Not tryin' to save anybody's life here
But it’s damned annoying.
Dunno about any of you, but I kind of have a clock in my head (it takes up more mental space the older I get, but that’s a confession for another time). The clock is multi-functional, tracking hours, days, years, and regret…yes, I had to pay extra to get that feature installed.
Regardless, yesterday I was printing a copy of my next, as-yet unreleased novel (The Auditors of Doom) for my son to read and I happened to notice that the formatting on the internal dialogue was incorrect. It should be in italics, but most of it was in normal text.
For what it’s worth, it turns out the cover image for Book Two (below) was strangely prescient in capturing my reaction to this relatively horrifying discovery.

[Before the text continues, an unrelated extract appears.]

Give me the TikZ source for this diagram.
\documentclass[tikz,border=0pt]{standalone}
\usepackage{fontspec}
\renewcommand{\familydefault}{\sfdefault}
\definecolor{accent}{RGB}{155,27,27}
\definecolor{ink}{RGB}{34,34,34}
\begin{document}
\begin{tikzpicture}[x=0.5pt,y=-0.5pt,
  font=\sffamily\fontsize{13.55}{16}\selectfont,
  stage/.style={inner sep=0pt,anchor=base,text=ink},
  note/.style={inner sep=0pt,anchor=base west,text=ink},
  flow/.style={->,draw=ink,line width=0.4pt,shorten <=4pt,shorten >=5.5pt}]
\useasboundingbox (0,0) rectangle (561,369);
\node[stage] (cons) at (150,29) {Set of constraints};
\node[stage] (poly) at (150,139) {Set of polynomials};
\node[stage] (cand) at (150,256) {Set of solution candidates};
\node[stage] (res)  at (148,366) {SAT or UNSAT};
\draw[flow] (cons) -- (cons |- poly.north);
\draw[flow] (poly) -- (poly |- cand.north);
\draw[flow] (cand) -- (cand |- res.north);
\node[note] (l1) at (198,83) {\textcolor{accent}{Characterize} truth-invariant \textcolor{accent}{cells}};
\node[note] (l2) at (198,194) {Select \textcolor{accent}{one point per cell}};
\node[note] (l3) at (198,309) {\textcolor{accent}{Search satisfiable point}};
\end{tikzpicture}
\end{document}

I’ll let my readers decide which of the two images was actually “me.”
I am pretty sure how it happened: the Curse Of Bill Gates, expressed as “Styles” in Microsoft Word. I think I updated a style, and it propagated through the entire document wiping out a bunch of the italics I counted on to make the story more understandable.

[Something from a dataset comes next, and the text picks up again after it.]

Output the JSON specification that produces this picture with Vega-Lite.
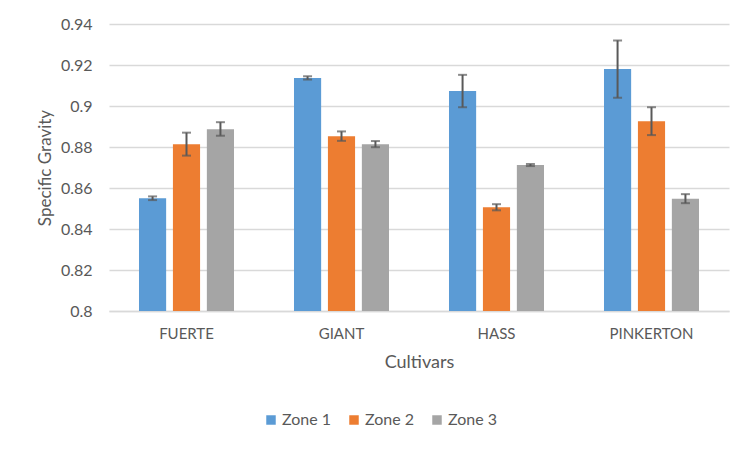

And there is a lot of internal dialogue.
I was planning on working on book three (The Breakroom of a Thousand Nightmares), but know myself well enough to not even try. My OCD will be yelling about fixing the manuscript from one part of my brain while the Clock will be shouting right back about finishing the work-in-progress and to not be a slacker (because I have other stuff to write, as well, to say nothing of the laundry room renovations that await me whenever I step outside of my office).
No useful creative work can happen in that kind of mental dogfight between my warring obsessions. So this morning, I’ll do the donkey work of correcting the formatting and hope my subconscious continues to ponder the novel on its own.